**WORK TO BE COMPLETED**
Starting at the first line of the listing below, retype each line up to and including the one that contains "half_ticks = [i / 2 for i in range(0, 31)]". Leave pictures out.

**SOURCE DATA**

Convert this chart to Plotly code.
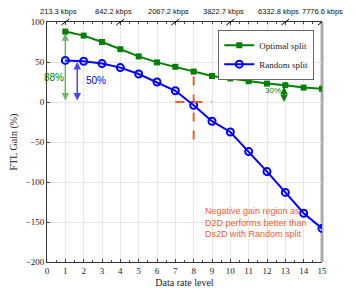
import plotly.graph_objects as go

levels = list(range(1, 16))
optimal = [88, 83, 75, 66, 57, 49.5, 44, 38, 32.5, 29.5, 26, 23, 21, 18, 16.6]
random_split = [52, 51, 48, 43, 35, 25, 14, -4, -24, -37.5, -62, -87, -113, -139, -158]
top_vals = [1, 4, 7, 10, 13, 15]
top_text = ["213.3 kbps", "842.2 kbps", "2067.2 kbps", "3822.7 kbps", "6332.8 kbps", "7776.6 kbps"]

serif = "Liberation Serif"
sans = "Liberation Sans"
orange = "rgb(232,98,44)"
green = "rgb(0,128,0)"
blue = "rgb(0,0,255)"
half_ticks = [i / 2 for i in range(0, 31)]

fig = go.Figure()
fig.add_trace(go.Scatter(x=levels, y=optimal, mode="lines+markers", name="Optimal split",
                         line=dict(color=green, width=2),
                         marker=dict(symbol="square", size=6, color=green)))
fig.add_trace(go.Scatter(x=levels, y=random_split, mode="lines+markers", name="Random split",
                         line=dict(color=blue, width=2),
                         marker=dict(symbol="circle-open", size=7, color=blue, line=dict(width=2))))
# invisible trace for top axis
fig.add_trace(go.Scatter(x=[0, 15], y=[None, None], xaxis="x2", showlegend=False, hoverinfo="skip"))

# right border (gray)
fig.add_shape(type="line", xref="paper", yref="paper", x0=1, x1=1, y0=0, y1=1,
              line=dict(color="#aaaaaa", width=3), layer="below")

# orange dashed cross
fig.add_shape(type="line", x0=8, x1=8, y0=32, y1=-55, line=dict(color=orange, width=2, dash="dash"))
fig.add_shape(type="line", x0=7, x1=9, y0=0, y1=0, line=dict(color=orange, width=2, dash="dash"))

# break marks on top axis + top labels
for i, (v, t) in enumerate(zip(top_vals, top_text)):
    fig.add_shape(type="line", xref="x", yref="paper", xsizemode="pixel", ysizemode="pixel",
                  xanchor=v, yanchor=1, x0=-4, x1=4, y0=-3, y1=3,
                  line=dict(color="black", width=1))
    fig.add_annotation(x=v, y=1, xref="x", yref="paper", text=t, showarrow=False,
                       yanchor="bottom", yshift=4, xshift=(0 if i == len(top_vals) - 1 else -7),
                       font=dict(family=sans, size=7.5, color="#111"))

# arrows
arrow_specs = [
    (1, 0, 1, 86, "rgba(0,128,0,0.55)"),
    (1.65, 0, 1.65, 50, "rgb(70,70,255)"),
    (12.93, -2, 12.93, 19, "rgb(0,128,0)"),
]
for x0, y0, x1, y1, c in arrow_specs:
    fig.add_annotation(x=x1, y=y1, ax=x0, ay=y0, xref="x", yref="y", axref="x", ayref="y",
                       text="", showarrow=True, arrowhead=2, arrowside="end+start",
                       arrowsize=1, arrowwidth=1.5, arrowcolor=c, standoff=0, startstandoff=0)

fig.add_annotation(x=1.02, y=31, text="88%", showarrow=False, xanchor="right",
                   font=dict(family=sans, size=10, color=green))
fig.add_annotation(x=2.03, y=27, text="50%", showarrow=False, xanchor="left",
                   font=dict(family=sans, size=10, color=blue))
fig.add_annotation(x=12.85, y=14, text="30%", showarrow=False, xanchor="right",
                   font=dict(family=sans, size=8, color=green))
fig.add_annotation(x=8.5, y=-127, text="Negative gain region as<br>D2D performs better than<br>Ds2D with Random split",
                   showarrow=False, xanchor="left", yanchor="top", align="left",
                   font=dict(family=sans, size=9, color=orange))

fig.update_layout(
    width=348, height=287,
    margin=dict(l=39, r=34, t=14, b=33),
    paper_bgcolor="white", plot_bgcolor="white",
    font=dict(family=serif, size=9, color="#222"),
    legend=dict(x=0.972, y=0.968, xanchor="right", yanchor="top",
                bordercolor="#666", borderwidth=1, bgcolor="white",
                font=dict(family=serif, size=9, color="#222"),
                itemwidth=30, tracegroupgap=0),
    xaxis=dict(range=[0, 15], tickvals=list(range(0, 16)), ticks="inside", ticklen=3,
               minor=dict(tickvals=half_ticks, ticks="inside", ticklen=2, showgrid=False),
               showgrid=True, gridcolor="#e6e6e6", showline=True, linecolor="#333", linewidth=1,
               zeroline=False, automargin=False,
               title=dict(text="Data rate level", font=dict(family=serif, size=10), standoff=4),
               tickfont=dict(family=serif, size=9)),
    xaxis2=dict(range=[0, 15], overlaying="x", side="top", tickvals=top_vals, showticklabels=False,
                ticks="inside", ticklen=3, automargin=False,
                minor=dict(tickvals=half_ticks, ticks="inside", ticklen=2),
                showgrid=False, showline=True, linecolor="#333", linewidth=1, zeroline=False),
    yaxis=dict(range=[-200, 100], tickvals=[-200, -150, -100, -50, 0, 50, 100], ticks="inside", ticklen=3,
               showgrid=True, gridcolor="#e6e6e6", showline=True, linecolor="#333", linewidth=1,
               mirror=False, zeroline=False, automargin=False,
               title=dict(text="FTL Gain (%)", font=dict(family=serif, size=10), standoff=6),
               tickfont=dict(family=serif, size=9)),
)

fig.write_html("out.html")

**OUTPUT**
Convert this chart to Plotly code.
import plotly.graph_objects as go

levels = list(range(1, 16))
optimal = [88, 83, 75, 66, 57, 49.5, 44, 38, 32.5, 29.5, 26, 23, 21, 18, 16.6]
random_split = [52, 51, 48, 43, 35, 25, 14, -4, -24, -37.5, -62, -87, -113, -139, -158]
top_vals = [1, 4, 7, 10, 13, 15]
top_text = ["213.3 kbps", "842.2 kbps", "2067.2 kbps", "3822.7 kbps", "6332.8 kbps", "7776.6 kbps"]

serif = "Liberation Serif"
sans = "Liberation Sans"
orange = "rgb(232,98,44)"
green = "rgb(0,128,0)"
blue = "rgb(0,0,255)"
half_ticks = [i / 2 for i in range(0, 31)]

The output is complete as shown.